Microtargeting is a process that answers the questions that are fundamental to the strategy of any campaign. Which voters support your candidate? Which voters are undecided? Which voters care about a particular issue? Which voters will vote at all? Most important of all, which voters will respond if you reach them?
Microtargeting utilizes a variety of tools that have guided commercial marketing for decades and have been more recently utilized by political campaigns as well. Microtargeting helps campaigns better shape and deliver messages to specific individuals and households by tracking and analyzing information on a person-by-person basis.
Voter files are the raw material of political microtargeting, because they are the way to start developing a person-by-person view of the electorate. Retailing changed in some dramatic ways when “point of sale” systems finally were put into place – high quality voter file systems are their broad political equivalent. Tremendous advances in data technology have made it easier than ever to access and analyze new high quality databases about voters which have rich amounts of detailed information drawn from public sources, commercial data providers, and past campaigns.

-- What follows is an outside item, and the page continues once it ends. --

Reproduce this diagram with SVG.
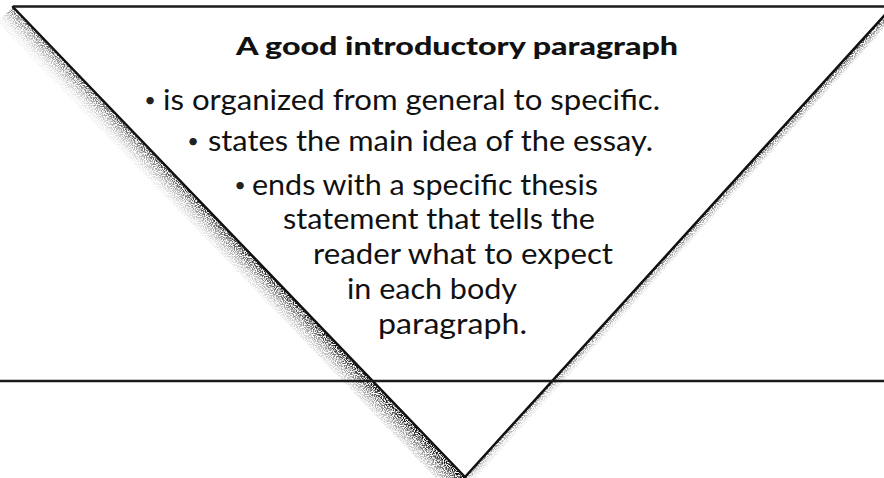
<svg xmlns="http://www.w3.org/2000/svg" width="884" height="478" viewBox="0 0 884 478">
<style>
.edge{stroke:#111;stroke-width:2.5;fill:none;stroke-linecap:round}
.rule{stroke:#1a1a1a;stroke-width:2.5;fill:none}
.body{font-family:Lato,"Open Sans","Liberation Sans",sans-serif;font-size:28px;fill:#111}
.bul{font-family:Lato,"Open Sans","Liberation Sans",sans-serif;font-size:20px;fill:#222;text-anchor:middle}
.title{font-family:Lato,"Open Sans","Liberation Sans",sans-serif;font-size:25px;font-weight:900;fill:#111}
</style>
<defs>
<filter id="grain" x="0" y="0" width="884" height="478" filterUnits="userSpaceOnUse">
<feTurbulence type="fractalNoise" baseFrequency="0.9" numOctaves="1" seed="7" result="n"/>
<feColorMatrix in="n" type="matrix" values="0 0 0 0 0  0 0 0 0 0  0 0 0 0 0  5 0 0 0 -2.0" result="m"/>
<feComposite in="SourceGraphic" in2="m" operator="in"/>
</filter>
<linearGradient id="gl" gradientUnits="userSpaceOnUse" x1="239" y1="242" x2="223" y2="257">
<stop offset="0" stop-color="#000" stop-opacity="0.95"/>
<stop offset="0.2" stop-color="#222" stop-opacity="0.8"/>
<stop offset="0.55" stop-color="#666" stop-opacity="0.5"/>
<stop offset="1" stop-color="#aaa" stop-opacity="0.15"/>
</linearGradient>
<linearGradient id="gr" gradientUnits="userSpaceOnUse" x1="679" y1="241" x2="685" y2="246.5">
<stop offset="0" stop-color="#111" stop-opacity="0.9"/>
<stop offset="1" stop-color="#999" stop-opacity="0.2"/>
</linearGradient>
</defs>
<g id="shape">
<polygon points="13,7 465,477 449,492 -3,22" fill="url(#gl)" filter="url(#grain)"/>
<polygon points="893,6 465,477 471,483 899,12" fill="url(#gr)" filter="url(#grain)"/>
<line class="edge" x1="13" y1="7" x2="465" y2="477"/>
<line class="edge" x1="465" y1="477" x2="893" y2="6"/>
<line class="rule" x1="13" y1="6.5" x2="884" y2="6.5"/>
<line class="rule" x1="0" y1="381" x2="884" y2="381"/>
</g>
<g id="title">
<text class="title" x="236" y="55" textLength="442" lengthAdjust="spacingAndGlyphs">A good introductory paragraph</text>
</g>
<g id="points">
<text class="bul" x="150" y="107">•</text>
<text class="bul" x="193" y="148">•</text>
<text class="bul" x="240" y="192">•</text>
<text class="body" x="163" y="110" textLength="497" lengthAdjust="spacingAndGlyphs">is organized from general to specific.</text>
<text class="body" x="208" y="151" textLength="445" lengthAdjust="spacingAndGlyphs">states the main idea of the essay.</text>
<text class="body" x="252" y="195" textLength="346" lengthAdjust="spacingAndGlyphs">ends with a specific thesis</text>
<text class="body" x="283" y="229" textLength="312" lengthAdjust="spacingAndGlyphs">statement that tells the</text>
<text class="body" x="313" y="264" textLength="300" lengthAdjust="spacingAndGlyphs">reader what to expect</text>
<text class="body" x="347" y="299" textLength="170" lengthAdjust="spacingAndGlyphs">in each body</text>
<text class="body" x="378" y="334" textLength="149" lengthAdjust="spacingAndGlyphs">paragraph.</text>
</g>
</svg>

Having the basic data is the start – and microtargeting can then go in many different directions. At one end of the spectrum, there are large scale surveys of voters (with six thousand or more interviews), serious data analysis and modeling, detailed scores and profiles of voters, and carefully matched mail, phone, canvass, and even cable media buys based on those scores and profiles. At the other end, there simply is a better list of which doors have already been knocked in a precinct and a tracking program that remembers that a voter asked about a particular issue.
Microtargeting is also closely linked to clinical trial testing – a related set of approaches used to carefully measure the impact of campaign activities. These approaches use standard experimental design -- “treating” one large group of people with a campaign communication (some pieces of mail, a phone call, a visit) but also holding out another small group of statistically indistinguishable people who do not get the treatment (the control group). You can then actually measure how much impact a program has – and a cycle of learning can get started. Good voter files and database systems make running these experiments far easier than ever.
All of these approaches present a set of immediate challenges that can be intimidating to candidates and campaign managers. Microtargeting and testing can be expensive. Different people call different things “microtargeting” and there’s no Good Housekeeping Seal of Approval for vendors. Some people appear more interested in microtargeting because it is cool or new than because it will really help win an election. Intentionally not communicating with a group of voters by holding them out as a control group strikes many as insane (and there are certainly times when it should not be done).
And on top of it all, any new and major project always threatens to distract campaign attention from getting the basics right – having the candidate or campaign make a persuasive case about issues that matter in language that people understand.
We cannot clear up all of these confusions or overcome all of these obstacles. We can on the basis of our experience and the experience that others working in the field have so generously shared with us – lay out the basic steps for using microtargeting and some of the different options available. We also append a list of resources from which you can learn more.
We can also offer some quick rules of thumb. You should consider using the tools of microtargeting if you are going to run a large direct contact program. If voters in your state do not register by party, or if when they do, it is not very predictive of voting behavior, you should explore how you might get access to these tools. Smaller campaigns and organizations can often gain the benefit of these tools by turning to the Party, coalitions like America Votes, or subscription data services (including Catalist). You need not be running a large program to be able to participate in a cost effective manner.
One thing this memo won’t try to do is explain how the analytics behind microtargeting actually work. We’ve put too many people into dazed, confused states in person to branch out into doing it through a broad memorandum. Hal Malchow has been a leader in this field for decades and has literally written the book that describes many of these tools and their proper use in clear detail. The book is called The New Political Targeting and a new edition will be available in the fall of 2007. We’re going to focus on why to do microtargeting, and how to run the process.